Parameter	Value	Purpose
`--tensor-parallel-size`	4	4-way tensor parallelism across the 4 GPUs
`--max-running-requests`	2	At most 2 concurrent in-flight requests
`--cuda-graph-bs 1`	1	Capture CUDA Graph for batch=1 only
`--cuda-graph-max-bs 1`	1

Stability

Parameter	Value	Purpose
`--watchdog-timeout`	1200	Long prefill survival — the default watchdog is too short
`--disable-shared-experts-fusion`	-	V4 Flash currently requires this fusion to be off
`--skip-server-warmup`	-	Skip sglang's own warmup (V4 path has compatibility issues with it)
`numactl --interleave=all`	-	Prevent CPU inference threads from thrashing cache across NUMA nodes

Tuning: context length vs.

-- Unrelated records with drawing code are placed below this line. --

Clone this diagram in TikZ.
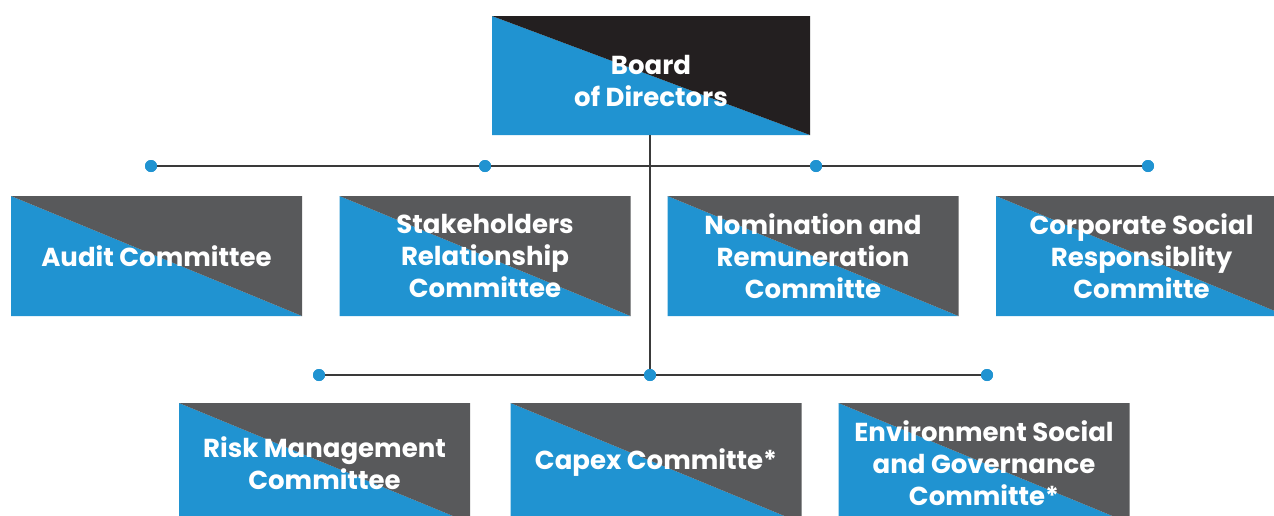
\documentclass[tikz,border=0pt]{standalone}
\usepackage{fontspec}
\setmainfont{Poppins}
\definecolor{cblue}{HTML}{2093D1}
\definecolor{cgray}{HTML}{58595B}
\definecolor{cblack}{HTML}{231F20}
\definecolor{cline}{HTML}{3A3A3A}
\tikzset{
  splitbox/.style={rectangle, minimum width=291pt, minimum height=120pt, inner sep=0pt,
    text=white, font=\fontsize{26}{32}\selectfont\bfseries, align=center,
    path picture={
      \fill[cblue] (path picture bounding box.north west) -- (path picture bounding box.south west) -- (path picture bounding box.south east) -- cycle;
      \fill[#1] (path picture bounding box.north west) -- (path picture bounding box.north east) -- (path picture bounding box.south east) -- cycle;
    }},
  splitbox/.default=cgray,
  dot/.style={circle, fill=cblue, minimum size=12pt, inner sep=0pt},
  conn/.style={draw=cline, line width=1.6pt},
}
\begin{document}
\begin{tikzpicture}[x=1pt,y=-1pt]
\useasboundingbox (0,0) rectangle (1274,515);
\clip (0,0) rectangle (1274,515);
% top
\node[splitbox=cblack, minimum width=318pt, minimum height=119pt] (board) at (651,75.5)
  {\raisebox{-15pt}[0pt][0pt]{\begin{tabular}{@{}c@{}}Board\\of Directors\end{tabular}}};
\coordinate (j1) at (650,166);
\node[dot] (d1) at (151,166) {};
\node[dot] (d2) at (485,166) {};
\node[dot] (d3) at (816,166) {};
\node[dot] (d4) at (1148,166) {};
\node[dot] (e1) at (319,375) {};
\node[dot] (e2) at (650,375) {};
\node[dot] (e3) at (987,375) {};
\draw[conn] (d1.center) -- (d4.center);
\draw[conn] (e1.center) -- (e3.center);
\draw[conn] (board.south -| j1) -- (e2.center);
\node[dot] at (d1) {};
\node[dot] at (d2) {};
\node[dot] at (d3) {};
\node[dot] at (d4) {};
\node[dot] at (e1) {};
\node[dot] at (e2) {};
\node[dot] at (e3) {};
% row 2
\node[splitbox] (audit) at (156.5,256) {Audit Committee};
\node[splitbox] (stake) at (485,256) {Stakeholders\\Relationship\\Committee};
\node[splitbox] (nom) at (813,256) {Nomination and\\Remuneration\\Committe};
\node[splitbox] (csr) at (1141.5,256) {Corporate Social\\Responsiblity\\Committe};
% row 3
\node[splitbox] (risk) at (324.5,463) {Risk Management\\Committee};
\node[splitbox] (capex) at (656,463) {Capex Committe*};
\node[splitbox] (esg) at (984,463) {Environment Social\\and Governance\\Committe*};
\end{tikzpicture}
\end{document}
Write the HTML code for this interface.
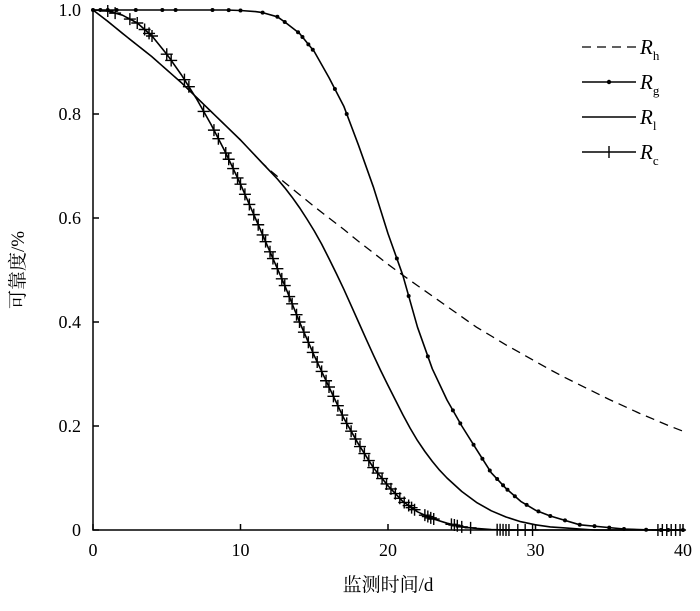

KV cache capacity

--mem-fraction-static controls the KV pool size (and thus how many tokens it can hold). Numbers below are for 4×RTX 5090:

Target context	mem-fraction-static	KV pool capacity	Workspace left	Recommendation
≤600K tokens	0.6	~759k tokens	~8.3 GB	Profiling / development
600K – 900K	0.7	~965k tokens	~5.3 GB	Recommended for production
Approaching 1M	0.75+	~1.1M tokens	<4 GB	Tight memory, edge cases only

Tuning tips:

On a single GPU / TP=1, values above 0.7 risk OOM: workspace shrinks so much that a 2048-chunk prefill's intermediate 512 MiB buffer alone can exhaust GPU memory.
If you don't need the full 1M context, lower --context-length before lowering --mem-fraction-static: the former immediately frees KV, the latter shifts memory back into workspace.

Known limitations

Prefill throughput decays with context length: from a peak of ~590 tok/s down to ~320 tok/s at 600K tokens (~47% decay) — an inherent property of attention.
Client-side timeout for long requests: 600K prefill takes ~23 minutes; HTTP timeout must be ≥1800 s.
CUDA Graph only at batch=1: when two requests decode in parallel, the runtime falls back to eager mode and decode throughput drops.
A client disconnect aborts the request: remote invocations must use setsid nohup, and the client machine must not sleep.